Of course, researchers emphasize, this doesn’t mean that students shouldn’t pay attention to the meaning and structure of the text that they’re reading.
In an often-cited 1998 article on cueing, reading researcher Marilyn Jager Adams wrote that semantic and syntactic knowledge are essential to reading. They, in addition to the ability to read printed words, are all equally necessary for understanding the meaning of a text.
“If the original premise of the three-cueing system was that the reason for reading the words is to understand the text, it has since been oddly converted such that, in effect, the reason for understanding the text is in order to figure out the words,” Adams wrote.
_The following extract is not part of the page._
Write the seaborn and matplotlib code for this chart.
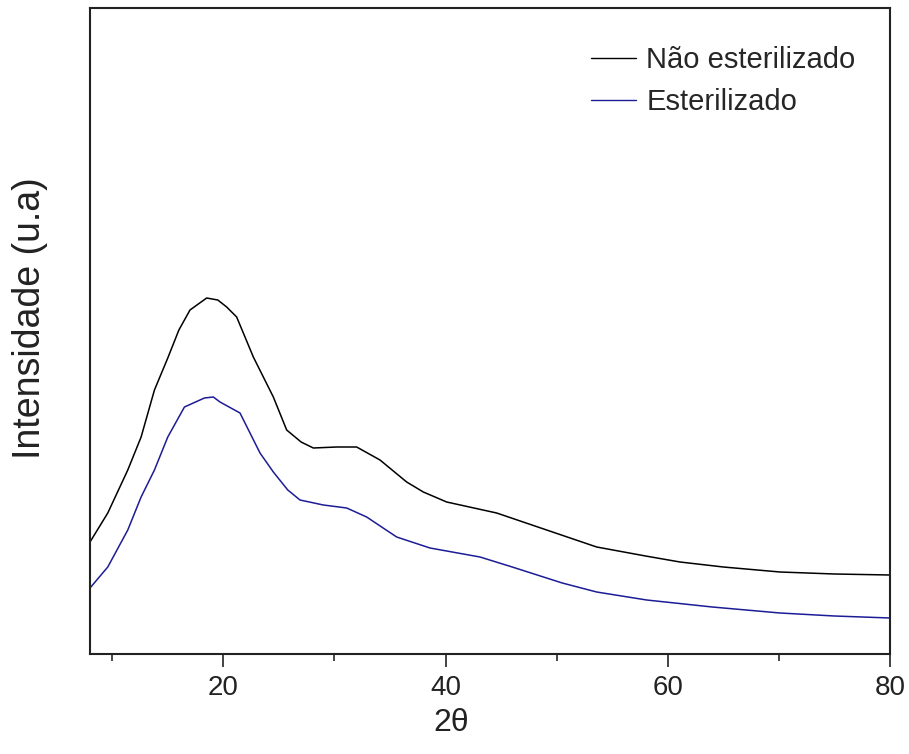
import matplotlib
matplotlib.use("Agg")
import matplotlib.pyplot as plt
import seaborn as sns
import pandas as pd
from matplotlib.ticker import MultipleLocator

# 2-theta positions and intensities (arbitrary units)
theta_nao = [8.0, 9.6, 11.4, 12.6, 13.8, 15.0, 16.0, 17.0, 18.5, 19.5, 20.3, 21.2, 22.7,
             24.5, 25.7, 27.0, 28.1, 30.2, 32.0, 34.1, 36.5, 38.0, 40.1, 44.6, 49.1,
             53.6, 58.0, 61.1, 65.0, 70.1, 75.0, 80.0]
int_nao = [112, 141, 184, 217, 264, 296, 324, 344, 356, 354, 347, 337, 297,
           257, 224, 212, 206, 207, 207, 194, 172, 162, 152, 141, 124,
           107, 98, 92, 87, 82, 80, 79]

theta_est = [8.0, 9.6, 11.4, 12.6, 13.8, 15.0, 16.5, 18.3, 19.1, 19.7, 21.5, 23.3,
             24.5, 25.8, 26.9, 29.0, 31.1, 32.9, 35.6, 38.6, 43.1, 46.0, 50.5,
             53.6, 58.1, 64.0, 70.1, 75.0, 80.0]
int_est = [66, 87, 124, 157, 184, 217, 247, 256, 257, 252, 241, 201,
           182, 164, 154, 149, 146, 137, 117, 106, 97, 87, 71,
           62, 54, 47, 41, 38, 36]

labels = ["Não esterilizado", "Esterilizado"]

df = pd.concat([
    pd.DataFrame({"theta": theta_nao, "intensity": int_nao, "amostra": labels[0]}),
    pd.DataFrame({"theta": theta_est, "intensity": int_est, "amostra": labels[1]}),
])

sns.set_style("white")
plt.rcParams['font.family'] = ['Liberation Sans', 'DejaVu Sans']

fig = plt.figure(figsize=(9.09, 7.54), dpi=100)
ax = fig.add_axes([90 / 909, 1 - 654 / 754, 800 / 909, 646 / 754])

sns.lineplot(data=df, x="theta", y="intensity", hue="amostra",
             palette={labels[0]: "#000000", labels[1]: "#1c1c96"},
             linewidth=1.1, ax=ax, sort=False, estimator=None)

ax.set_xlim(8, 80)
ax.set_ylim(0, 646)
ax.set_yticks([])
ax.xaxis.set_major_locator(MultipleLocator(20))
ax.xaxis.set_minor_locator(MultipleLocator(10))
ax.tick_params(axis="x", which="major", direction="out", length=9, width=1.2,
               labelsize=20, colors="#222222", bottom=True, pad=6)
ax.tick_params(axis="x", which="minor", direction="out", length=5, width=1.2, bottom=True)
for s in ax.spines.values():
    s.set_color("#222222")
    s.set_linewidth(1.5)

ax.set_xlabel("2θ", fontsize=23, color="#222222")
ax.xaxis.set_label_coords(0.451, -0.083)
ax.set_ylabel("Intensidade (u.a)", fontsize=27, color="#222222")
ax.yaxis.set_label_coords(-0.053, 0.52)

leg = ax.legend(loc="upper right", frameon=False, fontsize=21, handlelength=1.55,
                handletextpad=0.35, labelspacing=0.47,
                bbox_to_anchor=(0.979, 0.968), borderaxespad=0.2)
for line in leg.get_lines():
    line.set_linewidth(1.0)

fig.savefig("out.png", dpi=100)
In her statement to Education Week, Calkins indicated that teachers can prompt students to think about meaning—but in moments when they’re trying to comprehend text they’ve already read, not when they’re still working on decoding it.
It’s a subtle, but very important, distinction, said Duke, who created a chart to support teachers in deciding when to use prompts related to meaning. “Before they identify the word, they really need to be looking at letters and groups of letters in the word to figure out what that word is,” she said. After the child has correctly read a sentence, she said, then they can use context to figure out the meaning of any word they don’t understand.
“What I’d like to see is not the perpetuation that it’s an either or, that it’s a zero-sum game. That somehow if you focus on the foundational skills, that somehow you’re detracting from meaning,” said Stewart, of The Reading League. “Phonics, having kids sound out words, is the runway to meaning.”